See Students for Fair Admissions, Inc. v. President & Fellows of Harvard Coll., 600 U.S. 181, 396 (2023) (Jackson, J., dissenting) (encouraging lawyers to assess the complex questions of race and admissions “with history in hand”). For a more recent case in which the Supreme Court assesses the schoolhouse’s relation to the Constitution, see generally Mahmoud v. Taylor, 145 S. Ct. 2332 (2025).

12

See Emily Zackin, Looking for Rights in All the Wrong Places: Why State Constitutions Contain America’s Positive Rights 67-74 (2013) (detailing the timeline of the addition of common-school provisions into state constitutions).

13

See infra notes 40-58 and accompanying text.

14

While the case studies of Virginia, North Carolina, South Carolina, Texas, and Louisiana are the core of this Note’s analysis, the general conclusions in this paragraph also rely on a survey of all of the Southern state constitutions remade in response to the Reconstruction Acts and their convention documents. This assessment does not include Tennessee, however, as the only ex-Confederate state not subject to military Reconstruction.
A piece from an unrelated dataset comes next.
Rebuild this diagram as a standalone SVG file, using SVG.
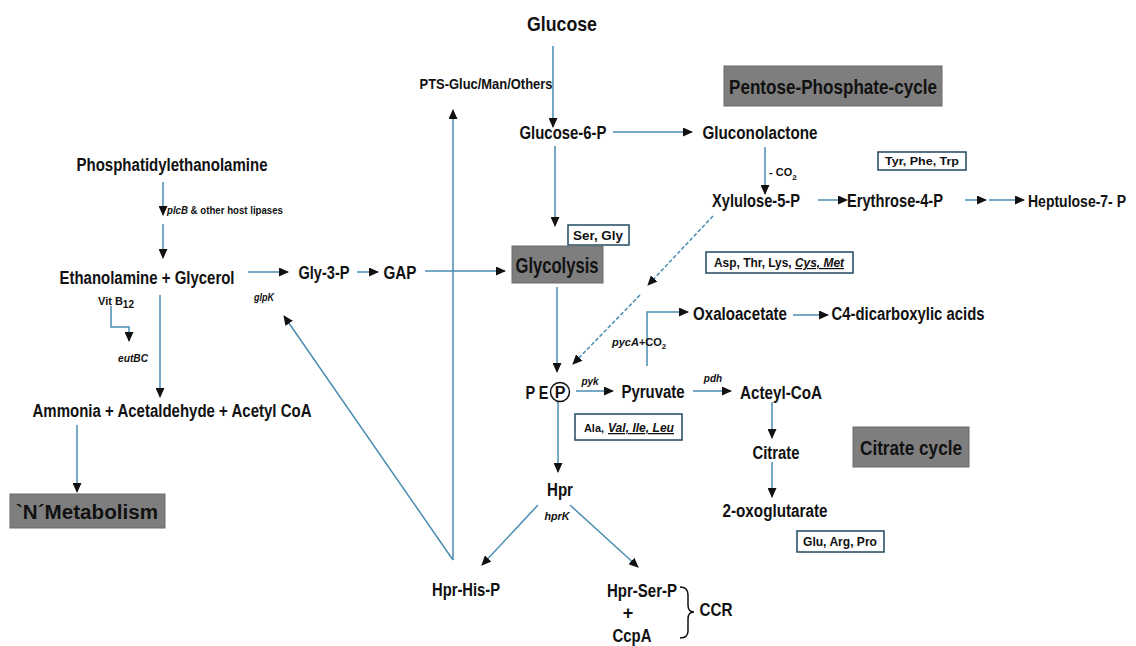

For evidence supporting these points, see infra Part II. For the relevant state constitutional provisions not discussed elsewhere in this Note, see Ala. Const. of 1868, art. XI, § 6; Ark. Const. of 1868, art. IX, § 1; Fla. Const. of 1868, art. VIII, § 1; Ga. Const. of 1868, art. VI, § 1; and Miss. Const. of 1868, art. VIII, § 1.

15

600 U.S. at 213.

16

Id. at 201-03.

17

Id. at 232 (Thomas, J., concurring).

18

Id. at 322-25 (Sotomayor, J., dissenting).

19

Id. at 396 (Jackson, J., dissenting).

20

Id. at 384.

21

Id. at 387.

22

457 U.S. 202 (1982). In Plyler, the Court held that Texas had unconstitutionally denied undocumented children access to education, but still struggled to locate a right to education in the Constitution and the nation’s history. Id. at 230; see infra Section III.B.